After nearly everyone in the stock market got stung badly last year it is understandable that a lot of folks are looking at interest bearing vehicles such as CD’s, treasury bills, and the like to stay on the cautious side and not lose any more money during a time of deflation.

These vehicles currently look pretty good since the rate of inflation has been negative (deflation) since March with a 2.1 percent deflation rate in July. For many who survived the inflationary spiral of the sixties and seventies culminating in twenty percent interest rates, this is new territory. For those who survived the stock market crash that led to the Great Depression, this is familiar ground.

In fact one hears suggestions that the United States is undergoing a cultural shift that will bring frugality back into vogue. Along with the habit of turning off the lights when one exits a room may be a return to conservative, interest bearing investments so long as inflation stays in check or deflation reigns.

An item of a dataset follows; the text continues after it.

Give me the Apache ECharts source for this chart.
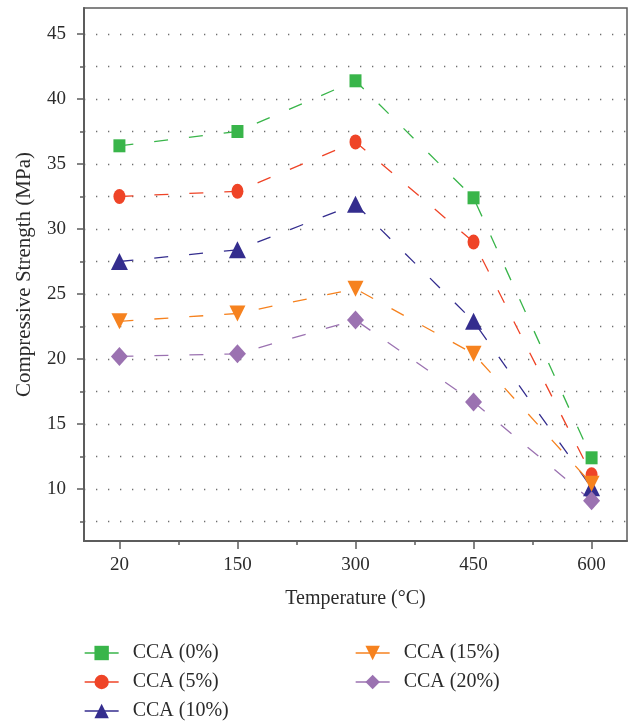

Considering the fact that the most recent auctions of treasury bills have seen the short and medium term notes sell well, it would seem to indicate that the consensus of many investors is that inflation will not run rampant for a few years and that conservative, interest bearing investments are the way to go. During times of deflation cash is, indeed, king.

When interest rates were high in the early 1980’s it was smart to buy bonds because you got a great interest rate and, as the rate slowly fell, your bonds could always be sold at a premium. Now, with interest rates low there is the risk of getting trapped in a low rate of return if rates spike. Thus the current strategy of buying interest bearing investments is a conservative one and not a speculative one. Buy treasury bills and be assured that your money will beat the rate of inflation. In fact, during deflation, holding cash does the same thing although no one is suggesting a large sock or a firm mattress as an investment vehicle even in times of deflation.

The stock market has had a good run recently but now investors are pensive. Much of the run-up this year was catching because the market probably went low last year as folks bailed out. Now investors are asking about the strength of the economy, and if business is really going to recover.

If the economy does, in fact, recover then watch for deflation to exit and inflation to enter the scene again. This is where an interest bearing investment of a few years is handy as you will be cashing out just as deflation stops and inflation starts to eat into your interest income.